Get Ready for Your Visit

  • Plan for your first visit to be just a bit longer than one hour. It will include discussion and review of current health concerns and health history followed by diagnosis and treatment. 
  • A Health History/Intake Form can be downloaded here, completed and brought with you to you first visit. You may also complete the form in the office. 
  • Dress comfortably if that fits into your day's schedule or change when you arrive. We can provide cover sheeting and/or gowns.
  • Our best advice is eat a light meal or snack an hour or two before treatment. Alcohol and fasting are not recommended. 
  • Follow-up visits take an hour or less.

Needles? Really?

During an acupuncture treatment treatment, a few to 20 and sometimes more, needles are inserted into the skin. They just break through the surface and remain in place 15 to 30 minutes. Unlike hypodermic needles used for injections, acupuncture needles are not blunt, do not have holes in them and do not remove tissue. Instead, they are solid and thin, come to a sharp and smooth point, and glide between the fascia of the dermis. Rarely are they described as painful.


What the Needles Do

  • Acupuncture needles inserted into the dermis (or skin) will direct or redirect the body’s signaling systems:  our central nervous system and hormone-producing glands.
  • Acupuncture needles trigger the release of biochemical signals within nerves and from hormones into the muscles, organs, spinal cord and brain.
  • The signals in turn, influence and instruct these internal self-regulating systems (muscles, organs, spinal cord and brain).
  • One of the most important examples and perhaps most often felt, is the dramatically reduced experience of pain. 

What You Will Feel During Your Treatment

 

Each person experiences acupuncture differently.

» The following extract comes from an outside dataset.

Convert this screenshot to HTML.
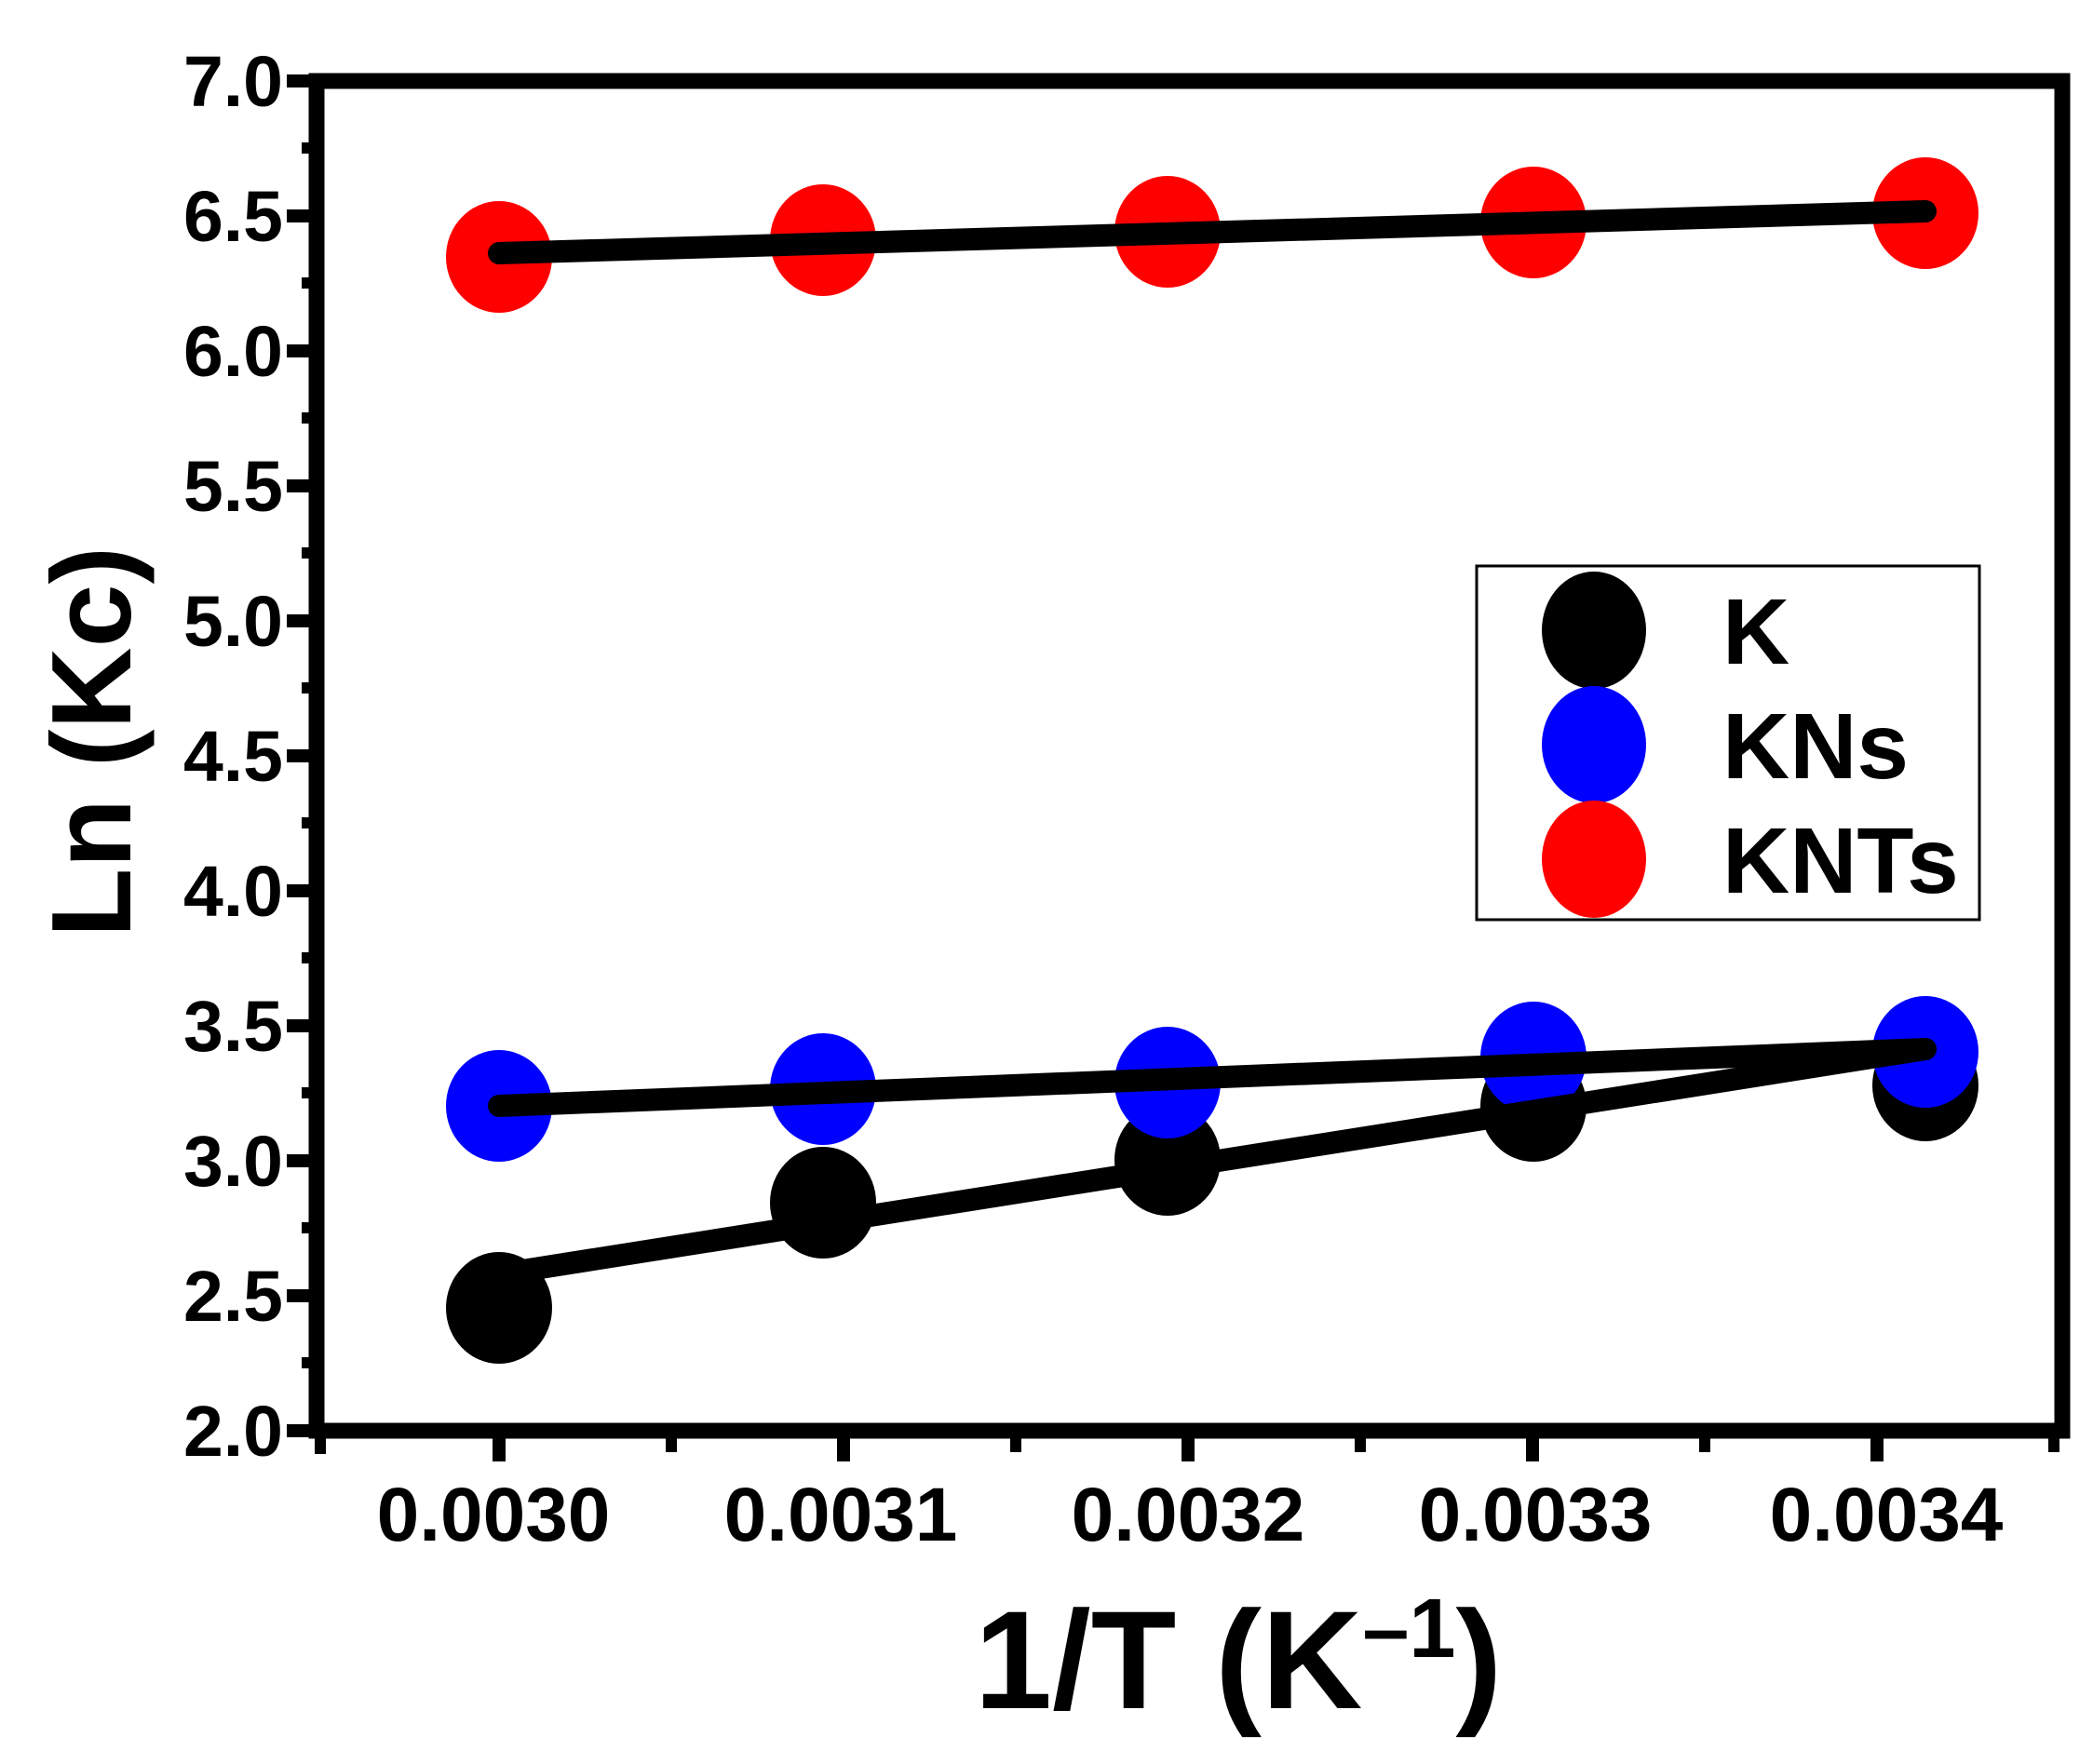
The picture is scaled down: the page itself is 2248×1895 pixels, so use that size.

And each treatment may be experienced differently. The 'needling sensation’ — which is the stimulated 'arrival of Qi' — varies from acupuncture point to point. You may not feel anything at all as the needles go in and while they remain during a treatment. Or, you might feel  tingling or warmth, pressure or pulsing. You might even notice an ‘electric’ sensation: Qi radiating from the point of insertion to another part of the body. All of these are normal needle sensations experienced during an acupuncture treatment.